A Dynamical Systems Approach for Convergence of the Bayesian EM Algorithm

TL;DR

This paper applies Lyapunov stability theory from systems and control to analyze and establish convergence conditions for the Bayesian EM algorithm in machine learning, revealing potential for faster convergence under certain assumptions.

Contribution

It introduces a dynamical systems framework using Lyapunov stability to analyze convergence of the MAP-EM algorithm, extending the theoretical understanding of its behavior.

Findings

Provided convergence conditions for MAP-EM using Lyapunov theory

Shown that under certain assumptions, EM can achieve linear or quadratic convergence

Expanded the set of sufficient conditions for EM algorithm applications

Abstract

Out of the recent advances in systems and control (S\&C)-based analysis of optimization algorithms, not enough work has been specifically dedicated to machine learning (ML) algorithms and its applications.

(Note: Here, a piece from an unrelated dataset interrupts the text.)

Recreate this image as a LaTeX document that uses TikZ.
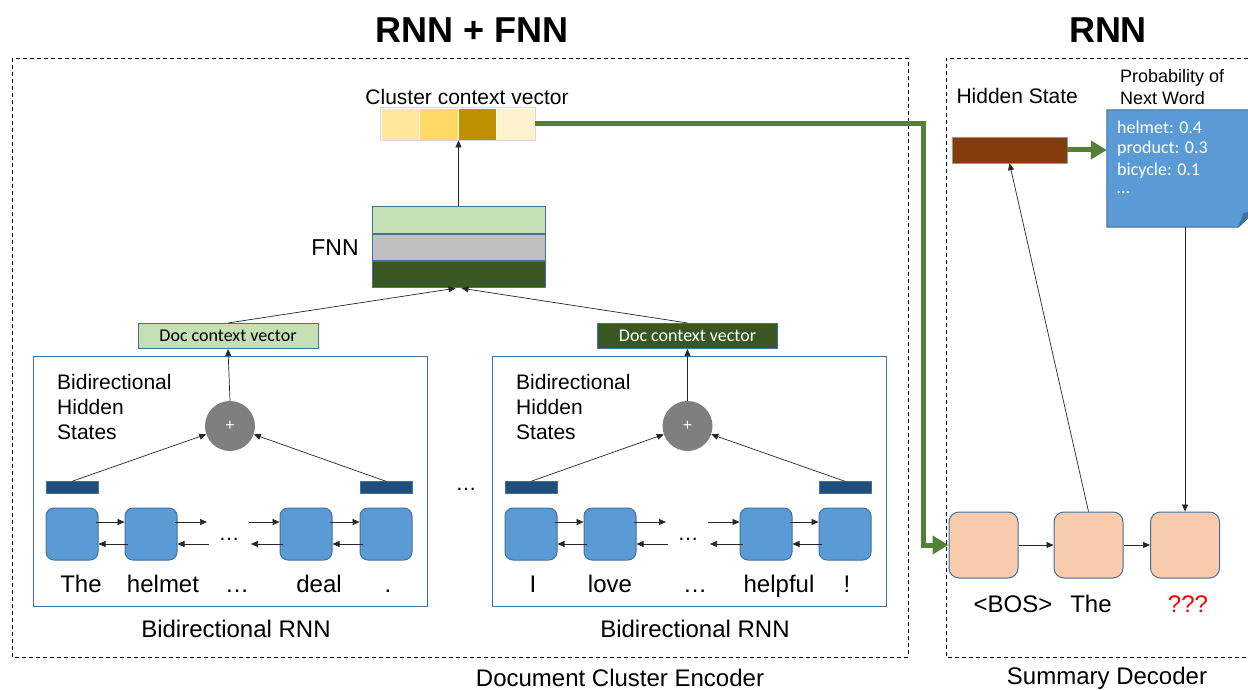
\documentclass[tikz,border=0pt]{standalone}
\usepackage{fontspec}
\setmainfont{Liberation Sans}
\newfontfamily\calibrifont{Carlito}
\usetikzlibrary{arrows.meta, positioning, calc}

\definecolor{cellA}{HTML}{FFE699}
\definecolor{cellB}{HTML}{FFD966}
\definecolor{cellC}{HTML}{BF9000}
\definecolor{cellD}{HTML}{FFF2CC}
\definecolor{lightgreen}{HTML}{C5E0B4}
\definecolor{midgray}{HTML}{BFBFBF}
\definecolor{darkgreen}{HTML}{385723}
\definecolor{barblue}{HTML}{1F4E79}
\definecolor{boxblue}{HTML}{5B9BD5}
\definecolor{edgeblue}{HTML}{41719C}
\definecolor{peach}{HTML}{F8CBAD}
\definecolor{hiddenbrown}{HTML}{843C0C}
\definecolor{arrowgreen}{HTML}{548235}
\definecolor{sumgray}{HTML}{7F7F7F}

\begin{document}
\begin{tikzpicture}[x=1pt, y=-1pt]
    % --- Style Definitions ---
    \tikzset{
        % Dashed outer frames
        frame box/.style={
            draw=black,
            dash pattern=on 4pt off 3pt,
            line width=0.8pt
        },
        % Text styling
        title text/.style={font=\fontsize{36}{40}\selectfont\bfseries},
        caption text/.style={font=\fontsize{24}{28}\selectfont},
        word text/.style={font=\fontsize{24}{28}\selectfont, anchor=base},
        label text/.style={font=\fontsize{21}{25}\selectfont},
        small text/.style={font=\fontsize{18}{22}\selectfont},
        note text/.style={font=\calibrifont\fontsize{18}{22}\selectfont, text=white, anchor=west, inner sep=0pt},
        % Encoder parts
        rnn frame/.style={draw=edgeblue, line width=1pt, minimum width=394pt, minimum height=250pt, inner sep=0pt},
        rnn cell/.style={draw=edgeblue, fill=boxblue, rounded corners=8pt, line width=1pt,
            minimum width=52pt, minimum height=52pt, inner sep=0pt},
        state bar/.style={draw=edgeblue, fill=barblue, minimum width=52pt, minimum height=12pt, inner sep=0pt},
        sum node/.style={circle, fill=sumgray, minimum size=50pt, inner sep=0pt,
            text=white, font=\fontsize{16}{18}\selectfont},
        doc vector/.style={draw=edgeblue, line width=1pt, minimum width=180pt, minimum height=25pt,
            inner sep=0pt, font=\calibrifont\fontsize{18}{22}\selectfont},
        vec cell/.style={draw=white, line width=0.8pt, minimum width=38.5pt, minimum height=32pt, inner sep=0pt},
        fnn layer/.style={draw=edgeblue, line width=1pt, minimum width=173pt, minimum height=26.3pt, inner sep=0pt},
        % Decoder parts
        dec cell/.style={rnn cell, fill=peach, rounded corners=10pt, minimum width=69pt, minimum height=66pt},
        % Arrow styling
        thin arrow/.style={-{Triangle[length=7pt, width=6pt]}, line width=0.7pt, draw=black!85},
        green arrow/.style={draw=arrowgreen, line width=5pt, line join=miter,
            -{Triangle[length=16pt, width=18pt]}}
    }

    \useasboundingbox (0,0) rectangle (1248,690);

    % --- 1. Titles and Frames ---
    \node[title text] (titleEnc) at (472,30) {RNN + FNN};
    \node[title text] (titleDec) at (1108,30) {RNN};
    \draw[frame box] (12,58) rectangle (908,657);
    \draw[frame box] (1262,58) -- (946,58) -- (946,657) -- (1262,657);
    \node[caption text] (capEnc) at (620,678) {Document Cluster Encoder};
    \node[caption text] (capDec) at (1107,678) {Summary Decoder};

    % --- 2. Cluster Context Vector ---
    \node[label text] (clusterLbl) at (467,97) {Cluster context vector};
    \node[vec cell, fill=cellA] (c1) at (400.25,124) {};
    \node[vec cell, fill=cellB] (c2) at (438.75,124) {};
    \node[vec cell, fill=cellC] (c3) at (477.25,124) {};
    \node[vec cell, fill=cellD] (c4) at (515.75,124) {};
    \draw[black!15, line width=0.8pt] (c1.north west) rectangle (c4.south east);

    % --- 3. FNN ---
    \node[fnn layer, fill=lightgreen] (fnn1) at (458.5,220) {};
    \node[fnn layer, fill=midgray, below=0pt of fnn1] (fnn2) {};
    \node[fnn layer, fill=darkgreen, below=0pt of fnn2] (fnn3) {};
    \node[caption text, font=\fontsize{23}{27}\selectfont] (fnnLbl) at (335,248) {FNN};
    \draw[thin arrow] (fnn1.north) -- (fnn1.north |- c2.south);

    % --- 4. Document Context Vectors ---
    \node[doc vector, fill=lightgreen] (docL) at (228,336) {Doc context vector};
    \node[doc vector, fill=darkgreen, text=white] (docR) at (687.5,336) {Doc context vector};
    \draw[thin arrow] (docL.north) -- ([xshift=-3pt]fnn3.south);
    \draw[thin arrow] (docR.north) -- ([xshift=3pt]fnn3.south);

    % --- 5. Bidirectional RNN (left document) ---
    \node[rnn frame] (rnnL) at (230,481) {};
    \node[label text, align=left, anchor=north west, inner sep=0pt] (hsL) at (57,374) {Bidirectional\\Hidden\\States};
    \node[sum node] (sumL) at (230,426) {+};
    \draw[thin arrow] (sumL.north) -- (docL.south);
    \node[state bar] (barL1) at (72,487.5) {};
    \node[state bar] (barL2) at (386,487.5) {};
    \draw[thin arrow] (barL1.north) -- (sumL);
    \draw[thin arrow] (barL2.north) -- (sumL);
    \node[rnn cell] (cL1) at (72,534) {};
    \node[rnn cell] (cL2) at (151,534) {};
    \node[rnn cell] (cL3) at (306,534) {};
    \node[rnn cell] (cL4) at (386,534) {};
    \coordinate (gapL1) at (207,522);
    \coordinate (gapL2) at (249,522);
    \coordinate (gapL3) at (251,544);
    \coordinate (gapL4) at (209,544);
    \draw[thin arrow] ([xshift=-3pt, yshift=12pt]cL1.east) -- ([yshift=12pt]cL2.west);
    \draw[thin arrow] ([xshift=3pt, yshift=-10pt]cL2.west) -- ([yshift=-10pt]cL1.east);
    \draw[thin arrow] ([xshift=-3pt, yshift=12pt]cL2.east) -- (gapL1);
    \draw[thin arrow] (gapL2) -- ([yshift=12pt]cL3.west);
    \draw[thin arrow] ([xshift=3pt, yshift=-10pt]cL3.west) -- (gapL3);
    \draw[thin arrow] (gapL4) -- ([yshift=-10pt]cL2.east);
    \draw[thin arrow] ([xshift=-3pt, yshift=12pt]cL3.east) -- ([yshift=12pt]cL4.west);
    \draw[thin arrow] ([xshift=3pt, yshift=-10pt]cL4.west) -- ([yshift=-10pt]cL3.east);
    \node[label text] (dotsL) at (229,539) {\dots};
    \node[word text] (wL1) at (81,592) {The};
    \node[word text] (wL2) at (163,592) {helmet};
    \node[word text] (wL3) at (237,592) {…};
    \node[word text] (wL4) at (319,592) {deal};
    \node[word text] (wL5) at (388,592) {.};
    \node[caption text] (birnnL) at (236,629) {Bidirectional RNN};

    \node[label text] (dotsMid) at (466,489) {\dots};

    % --- 6. Bidirectional RNN (right document) ---
    \node[rnn frame] (rnnR) at (689,481) {};
    \node[label text, align=left, anchor=north west, inner sep=0pt] (hsR) at (516,374) {Bidirectional\\Hidden\\States};
    \node[sum node] (sumR) at (687.5,426) {+};
    \draw[thin arrow] (sumR.north) -- (docR.south);
    \node[state bar] (barR1) at (531,487.5) {};
    \node[state bar] (barR2) at (845,487.5) {};
    \draw[thin arrow] (barR1.north) -- (sumR);
    \draw[thin arrow] (barR2.north) -- (sumR);
    \node[rnn cell] (cR1) at (531,534) {};
    \node[rnn cell] (cR2) at (610,534) {};
    \node[rnn cell] (cR3) at (766,534) {};
    \node[rnn cell] (cR4) at (845,534) {};
    \coordinate (gapR1) at (666,522);
    \coordinate (gapR2) at (708,522);
    \coordinate (gapR3) at (710,544);
    \coordinate (gapR4) at (668,544);
    \draw[thin arrow] ([xshift=-3pt, yshift=12pt]cR1.east) -- ([yshift=12pt]cR2.west);
    \draw[thin arrow] ([xshift=3pt, yshift=-10pt]cR2.west) -- ([yshift=-10pt]cR1.east);
    \draw[thin arrow] ([xshift=-3pt, yshift=12pt]cR2.east) -- (gapR1);
    \draw[thin arrow] (gapR2) -- ([yshift=12pt]cR3.west);
    \draw[thin arrow] ([xshift=3pt, yshift=-10pt]cR3.west) -- (gapR3);
    \draw[thin arrow] (gapR4) -- ([yshift=-10pt]cR2.east);
    \draw[thin arrow] ([xshift=-3pt, yshift=12pt]cR3.east) -- ([yshift=12pt]cR4.west);
    \draw[thin arrow] ([xshift=3pt, yshift=-10pt]cR4.west) -- ([yshift=-10pt]cR3.east);
    \node[label text] (dotsR) at (688,539) {\dots};
    \node[word text] (wR1) at (533,592) {I};
    \node[word text] (wR2) at (610,592) {love};
    \node[word text] (wR3) at (695,592) {…};
    \node[word text] (wR4) at (779,592) {helpful};
    \node[word text] (wR5) at (847,592) {!};
    \node[caption text] (birnnR) at (695,629) {Bidirectional RNN};

    % --- 7. Summary Decoder ---
    \node[label text, anchor=west] (hidLbl) at (953,96) {Hidden State};
    \node[draw=black!40, fill=hiddenbrown, minimum width=115pt, minimum height=26pt, inner sep=0pt] (hidden) at (1009.5,150) {};
    \node[small text, align=left, anchor=north west, inner sep=0pt] (probLbl) at (1120,69) {Probability of\\Next Word};

    % Probability note with folded corner
    \node[minimum width=149pt, minimum height=117pt, inner sep=0pt] (note) at (1181.5,168.5) {};
    \draw[draw=edgeblue, fill=boxblue, line width=1pt]
        (note.north west) -- (note.north east) -- ([yshift=17pt]note.south east)
        -- ([xshift=-18pt]note.south east) -- (note.south west) -- cycle;
    \fill[edgeblue] ([xshift=-18pt]note.south east) -- ([xshift=-13pt, yshift=14pt]note.south east)
        -- ([yshift=17pt]note.south east) -- cycle;
    \node[note text] (p1) at (1117,127) {helmet: 0.4};
    \node[note text] (p2) at (1117,149) {product: 0.3};
    \node[note text] (p3) at (1117,171) {bicycle: 0.1};
    \node[note text] (p4) at (1117,193) {…};

    \node[dec cell] (dec1) at (983.5,545) {};
    \node[dec cell] (dec2) at (1088.5,545) {};
    \node[dec cell] (dec3) at (1185,545) {};
    \draw[thin arrow] (dec1.east) -- (dec2.west);
    \draw[thin arrow] (dec2.east) -- (dec3.west);
    \draw[thin arrow] (dec2.north) -- (hidden.south);
    \draw[thin arrow] (dec3.north |- note.south) -- (dec3.north);
    \draw[green arrow] (hidden.east) -- (note.west |- hidden.east);
    \node[word text] (dw1) at (1013,612) {<BOS>};
    \node[word text] (dw2) at (1091,612) {The};
    \node[word text, text=red] (dw3) at (1188,612) {???};

    % --- 8. Context vector into the decoder ---
    \coordinate (bendTop) at (923,124);
    \coordinate (bendBot) at (923,545);
    \draw[green arrow] (c4.east) -- (bendTop) -- (bendBot) -- (dec1.west);

\end{tikzpicture}
\end{document}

This paper addresses this gap by illustrating how (discrete-time) Lyapunov stability theory can serve as a powerful tool to aid, or even lead, in the analysis (and potential design) of optimization algorithms that are not necessarily gradient-based. The particular ML problem that this paper focuses on is that of parameter estimation in an incomplete-data Bayesian framework via the popular optimization algorithm known as maximum a posteriori expectation-maximization (MAP-EM). Following first principles from dynamical systems stability theory, conditions for convergence of MAP-EM are developed. Furthermore, if additional assumptions are met, we show that fast convergence (linear or quadratic) is achieved, which could have been difficult to unveil without our adopted S\&C approach. The convergence guarantees in this paper effectively expand the set of sufficient conditions for EM applications, thereby demonstrating the potential of similar S\&C-based convergence analysis of other ML algorithms.